Selon les auteurs, certains labels garantissant la durabilité des pêches sont, eux aussi, trompeurs. Dans leur viseur, le MSC – pour Marine Stewardship Council – représenté par un poisson blanc sur fond bleu. Il labellise 19 % de la production mondiale de poisson sauvage. «Certains poissons sont attrapés d’une manière qui endommage l’environnement», explique Callum Roberts. Au cœur des critiques, le chalutage profond et les bateaux usines. Pour Bloom et les scientifiques signataires, il faudrait limiter la taille des bateaux et interdire tous les chaluts, cette technique consistant à traîner de grands filets qui raclent le plancher océanique.

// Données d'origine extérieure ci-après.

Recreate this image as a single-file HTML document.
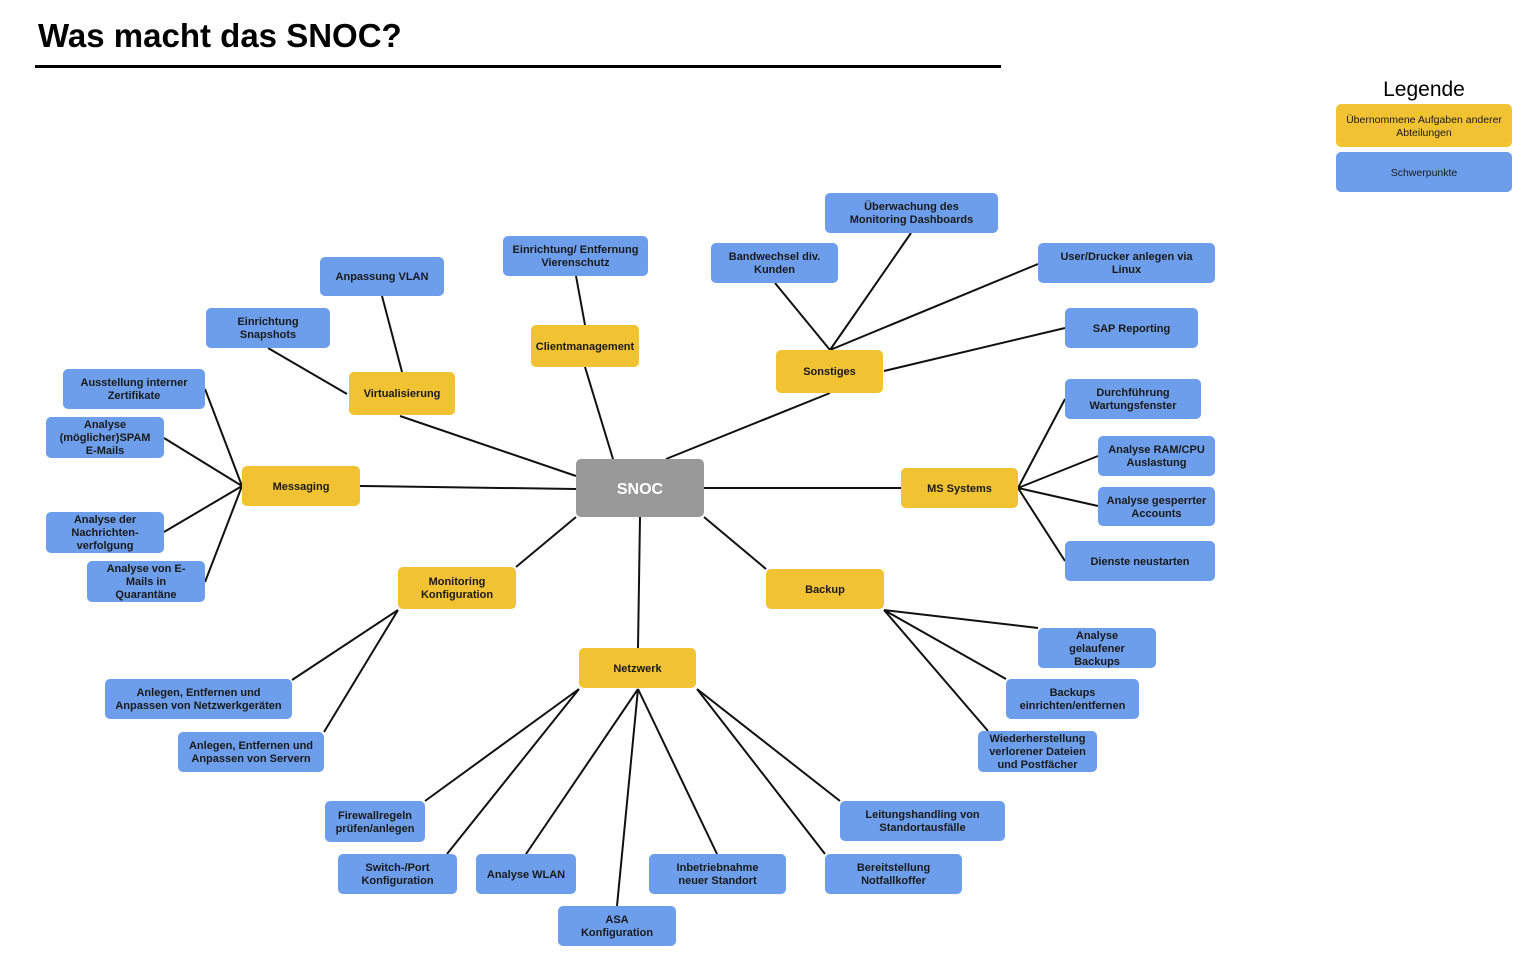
<!DOCTYPE html>
<html><head><meta charset="utf-8"><style>
body{margin:0;width:1536px;height:965px;background:#fff;position:relative;overflow:hidden;font-family:"Liberation Sans",Arial,sans-serif}
.n{position:absolute;display:flex;align-items:center;justify-content:center;text-align:center;border-radius:5px;font-size:11px;font-weight:bold;color:#1a1a1a;line-height:13px;box-sizing:border-box;padding:2px 3px 0}
.y{background:#f1c232}.b{background:#6d9eeb}
svg{position:absolute;left:0;top:0}
</style></head><body>
<div style="position:absolute;left:38px;top:17px;font-size:33px;font-weight:bold;color:#000">Was macht das SNOC?</div>
<div style="position:absolute;left:35px;top:65px;width:966px;height:3px;background:#000"></div>
<div style="position:absolute;left:1336px;top:78px;width:176px;text-align:center;font-size:21px;color:#000">Legende</div>
<div class="n y" style="left:1336px;top:104px;width:176px;height:43px;font-weight:normal;font-size:10.5px">Übernommene Aufgaben anderer Abteilungen</div>
<div class="n b" style="left:1336px;top:152px;width:176px;height:40px;font-weight:normal;font-size:10.5px">Schwerpunkte</div>
<svg width="1536" height="965" stroke="#111" stroke-width="2" fill="none">
<path d="M576 476L400 416M613 459L585 367M666 459L830 393M576 489L360 486M704 488L901 488M576 517L516 567M704 517L766 569M640 517L638 648"/>
<path d="M402 372L382 296M347 394L268 348M585 325L576 276"/>
<path d="M830 350L775 283M830 350L911 233M830 350L1038 264M884 371L1065 328"/>
<path d="M1018 488L1065 399M1018 488L1098 456M1018 488L1098 506M1018 488L1065 561"/>
<path d="M242 486L205 389M242 486L164 438M242 486L164 532M242 486L205 582"/>
<path d="M398 610L292 680M398 610L324 732"/>
<path d="M884 610L1038 628M884 610L1006 679M884 610L988 731"/>
<path d="M579 689L425 801M579 689L447 854M638 689L526 854M638 689L617 906M638 689L717 854M697 689L840 801M697 689L825 854"/>
</svg>
<div class="n" style="left:576px;top:459px;width:128px;height:58px;background:#999;color:#fff;font-size:16px">SNOC</div>
<div class="n y" style="left:349px;top:372px;width:106px;height:43px">Virtualisierung</div>
<div class="n y" style="left:531px;top:325px;width:108px;height:42px">Clientmanagement</div>
<div class="n y" style="left:776px;top:350px;width:107px;height:43px">Sonstiges</div>
<div class="n y" style="left:242px;top:466px;width:118px;height:40px">Messaging</div>
<div class="n y" style="left:901px;top:468px;width:117px;height:40px">MS Systems</div>
<div class="n y" style="left:398px;top:567px;width:118px;height:42px">Monitoring<br>Konfiguration</div>
<div class="n y" style="left:766px;top:569px;width:118px;height:40px">Backup</div>
<div class="n y" style="left:579px;top:648px;width:117px;height:40px">Netzwerk</div>
<div class="n b" style="left:320px;top:257px;width:124px;height:39px">Anpassung VLAN</div>
<div class="n b" style="left:206px;top:308px;width:124px;height:40px">Einrichtung<br>Snapshots</div>
<div class="n b" style="left:503px;top:236px;width:145px;height:40px">Einrichtung/ Entfernung<br>Vierenschutz</div>
<div class="n b" style="left:825px;top:193px;width:173px;height:40px">Überwachung des<br>Monitoring Dashboards</div>
<div class="n b" style="left:711px;top:243px;width:127px;height:40px">Bandwechsel div.<br>Kunden</div>
<div class="n b" style="left:1038px;top:243px;width:177px;height:40px">User/Drucker anlegen via<br>Linux</div>
<div class="n b" style="left:1065px;top:308px;width:133px;height:40px">SAP Reporting</div>
<div class="n b" style="left:1065px;top:379px;width:136px;height:40px">Durchführung<br>Wartungsfenster</div>
<div class="n b" style="left:1098px;top:436px;width:117px;height:40px">Analyse RAM/CPU<br>Auslastung</div>
<div class="n b" style="left:1098px;top:487px;width:117px;height:39px">Analyse gesperrter<br>Accounts</div>
<div class="n b" style="left:1065px;top:541px;width:150px;height:40px">Dienste neustarten</div>
<div class="n b" style="left:63px;top:369px;width:142px;height:40px">Ausstellung interner<br>Zertifikate</div>
<div class="n b" style="left:46px;top:417px;width:118px;height:41px">Analyse<br>(möglicher)SPAM<br>E-Mails</div>
<div class="n b" style="left:46px;top:512px;width:118px;height:41px">Analyse der<br>Nachrichten-<br>verfolgung</div>
<div class="n b" style="left:87px;top:561px;width:118px;height:41px">Analyse von E-<br>Mails in<br>Quarantäne</div>
<div class="n b" style="left:1038px;top:628px;width:118px;height:40px">Analyse<br>gelaufener<br>Backups</div>
<div class="n b" style="left:1006px;top:679px;width:133px;height:40px">Backups<br>einrichten/entfernen</div>
<div class="n b" style="left:978px;top:731px;width:119px;height:41px">Wiederherstellung<br>verlorener Dateien<br>und Postfächer</div>
<div class="n b" style="left:105px;top:679px;width:187px;height:40px">Anlegen, Entfernen und<br>Anpassen von Netzwerkgeräten</div>
<div class="n b" style="left:178px;top:732px;width:146px;height:40px">Anlegen, Entfernen und<br>Anpassen von Servern</div>
<div class="n b" style="left:325px;top:801px;width:100px;height:41px">Firewallregeln<br>prüfen/anlegen</div>
<div class="n b" style="left:338px;top:854px;width:119px;height:40px">Switch-/Port<br>Konfiguration</div>
<div class="n b" style="left:476px;top:854px;width:100px;height:40px">Analyse WLAN</div>
<div class="n b" style="left:558px;top:906px;width:118px;height:40px">ASA<br>Konfiguration</div>
<div class="n b" style="left:649px;top:854px;width:137px;height:40px">Inbetriebnahme<br>neuer Standort</div>
<div class="n b" style="left:840px;top:801px;width:165px;height:40px">Leitungshandling von<br>Standortausfälle</div>
<div class="n b" style="left:825px;top:854px;width:137px;height:40px">Bereitstellung<br>Notfallkoffer</div>
</body></html>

Selon MSC, l’analyse doit se faire au cas par cas, en fonction des connaissances scientifiques sur l’écosystème local.

Protéger toutes les espèces, c’est aussi permettre à la «machine océanique» de fonctionner, note Didier Gascuel. L’océan offre beaucoup d’autres services en plus de nous nourrir : des plages propres, le ralentissement du changement climatique en captant le CO2 atmosphérique. Ces fonctions sont remplies par la diversité des êtres vivants qu’il accueille. «En mer du Nord, illustre le chercheur, la disparition des moules et des huîtres dans certaines zones a rendu l’eau plus trouble, réduisant la pénétration des rayons du soleil.» De son côté, Callum Roberts formule un vœu : «Nous espérons, avec cet article, faire monter la pression sur les distributeurs, les industriels et les gouvernements. La tendance actuelle nous emmène dans la mauvaise direction.»